I thought I would quickly jot down some thoughts on this truly fine film by Jonathan Demme. It took me a while to catch up to it but I have to say it is one of the best films I’ve seen so far this year. Demme took what could have been a familiarly themed indie film on addiction and turned into a celebration of life and love. I absolutely loved how freed up Demme’s directing was under cinematographer’s Declan Quinn’s hand-held camera, in stark contrast to the very controlled style of his previous films, particularly The Silence of the Lambs where the camera is so rigid.
In some ways, it reminded me of Woody Allen’s Husbands and Wives, a film that needed similarly adept actors to pull off the immediacy of the drama. Anne Hathaway is magnificent at this and proves that the girl isn’t just a smiling, charming Julia Roberts knock-off, but is someone who can absolutely handle a three dimensional character — and doing it all improvisationally. It is a marvel how Demme captures fleeting looks and bravo to Hathaway for being observant enough to know when the camera needed something from her.
He doesn’t linger on her teary moments – they fly by as they do in real life. One feels as if they are sitting hovering there, a fly on the wall, observing the proceedings as they unfold. Unlike Woody Allen, Demme’s film celebrates life’s own improvisational beauty – it comes amid the tragedies, the crazy people and fuck ups; it comes amid chaos.

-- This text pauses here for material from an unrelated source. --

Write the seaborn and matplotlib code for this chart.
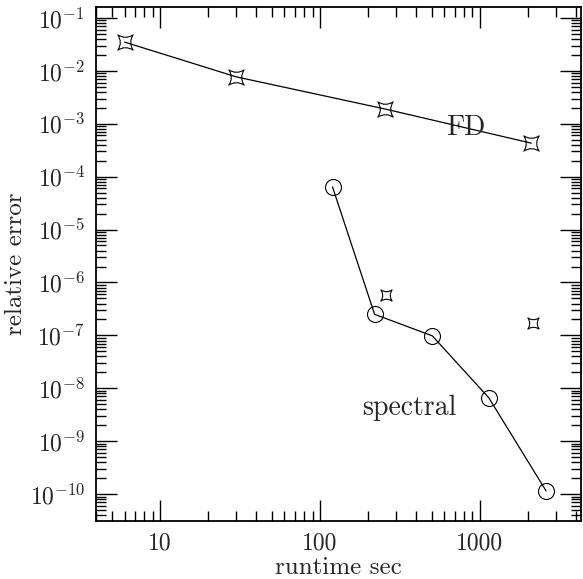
import numpy as np
import pandas as pd
import matplotlib
matplotlib.use("Agg")
import matplotlib.pyplot as plt
from matplotlib.path import Path
from matplotlib.ticker import LogLocator, NullFormatter, FixedLocator, FixedFormatter
import seaborn as sns

# Finite-difference runs
fd_runtime = [6, 30, 256, 2100]
fd_error = [3.5e-2, 7.7e-3, 1.9e-3, 4.3e-4]

# Spectral runs
sp_runtime = [120, 220, 505, 1140, 2600]
sp_error = [6.4e-5, 2.5e-7, 9.8e-8, 6.6e-9, 1.15e-10]

# Extra FD points (no connecting line)
fd_extra_runtime = [260, 2150]
fd_extra_error = [5.8e-7, 1.7e-7]

x_ticks = [10, 100, 1000]
x_ticklabels = ["10", "100", "1000"]
y_exponents = list(range(-10, 0))

sns.set_style("ticks")
plt.rcParams["font.family"] = ["cmr10", "DejaVu Serif"]
plt.rcParams["mathtext.fontset"] = "cm"
plt.rcParams["axes.unicode_minus"] = False


def concave_star():
    # four-pointed star with curved (concave) sides, points at the diagonals
    c = 0.35
    verts = [(1, 1), (0, c), (-1, 1), (-c, 0), (-1, -1), (0, -c), (1, -1), (c, 0), (1, 1), (1, 1)]
    codes = [Path.MOVETO,
             Path.CURVE3, Path.CURVE3,
             Path.CURVE3, Path.CURVE3,
             Path.CURVE3, Path.CURVE3,
             Path.CURVE3, Path.CURVE3,
             Path.CLOSEPOLY]
    return Path(verts, codes)


star = concave_star()

fig = plt.figure(figsize=(5.83, 5.79), dpi=100)
ax = fig.add_axes([96 / 583, 1 - 521 / 579, (581 - 96) / 583, (521 - 7) / 579])

fd = pd.DataFrame({"runtime": fd_runtime, "error": fd_error})
sp = pd.DataFrame({"runtime": sp_runtime, "error": sp_error})
ex = pd.DataFrame({"runtime": fd_extra_runtime, "error": fd_extra_error})

sns.lineplot(data=fd, x="runtime", y="error", ax=ax, color="black", lw=0.9,
             marker=star, markersize=11, markerfacecolor="none",
             markeredgecolor="black", markeredgewidth=0.8, sort=False)
sns.lineplot(data=sp, x="runtime", y="error", ax=ax, color="black", lw=0.9,
             marker="o", markersize=11.5, markerfacecolor="none",
             markeredgecolor="black", markeredgewidth=0.8, sort=False)
sns.lineplot(data=ex, x="runtime", y="error", ax=ax, color="black", lw=0,
             marker=star, markersize=8, markerfacecolor="none",
             markeredgecolor="black", markeredgewidth=0.8, sort=False)

ax.set_xscale("log")
ax.set_yscale("log")
ax.set_xlim(3.98, 4300)
ax.set_ylim(3.1e-11, 0.161)

ax.xaxis.set_major_locator(FixedLocator(x_ticks))
ax.xaxis.set_major_formatter(FixedFormatter(x_ticklabels))
ax.xaxis.set_minor_locator(LogLocator(base=10, subs=np.arange(2, 10)))
ax.xaxis.set_minor_formatter(NullFormatter())

y_ticks = [10.0 ** e for e in y_exponents]
ax.yaxis.set_major_locator(FixedLocator(y_ticks))
ax.yaxis.set_major_formatter(FixedFormatter([rf"$10^{{{e}}}$" for e in y_exponents]))
ax.yaxis.set_minor_locator(LogLocator(base=10, subs=np.arange(2, 10), numticks=30))
ax.yaxis.set_minor_formatter(NullFormatter())

ax.tick_params(which="both", direction="in", top=True, right=True, color="black", width=1.0)
ax.tick_params(which="major", length=15, labelsize=17, pad=8)
ax.tick_params(which="minor", length=7)
for s in ax.spines.values():
    s.set_linewidth(1.3)
    s.set_color("black")

ax.set_xlabel("runtime sec", fontsize=18, labelpad=2)
ax.set_ylabel("relative error", fontsize=18, labelpad=2)

ax.text(817, 8.3e-4, "FD", fontsize=20, ha="center", va="center")
ax.text(365, 4.3e-9, "spectral", fontsize=20, ha="center", va="center")

fig.savefig("out.png", dpi=100)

Both Rosemarie DeWitt and Hathaway are more than deserving of Oscar nominations and in a parrallel universe the film would be up for Best Pic and Director, along with screenplay. But it needs a leg up before that happens and perhaps it is too late in the year, perhaps not. Time will tell. Debra Winger, as good as she is, probably doesn’t have enough screen time to upstage DeWitt for a supporting nod, but nothing the actors branch does surprises me.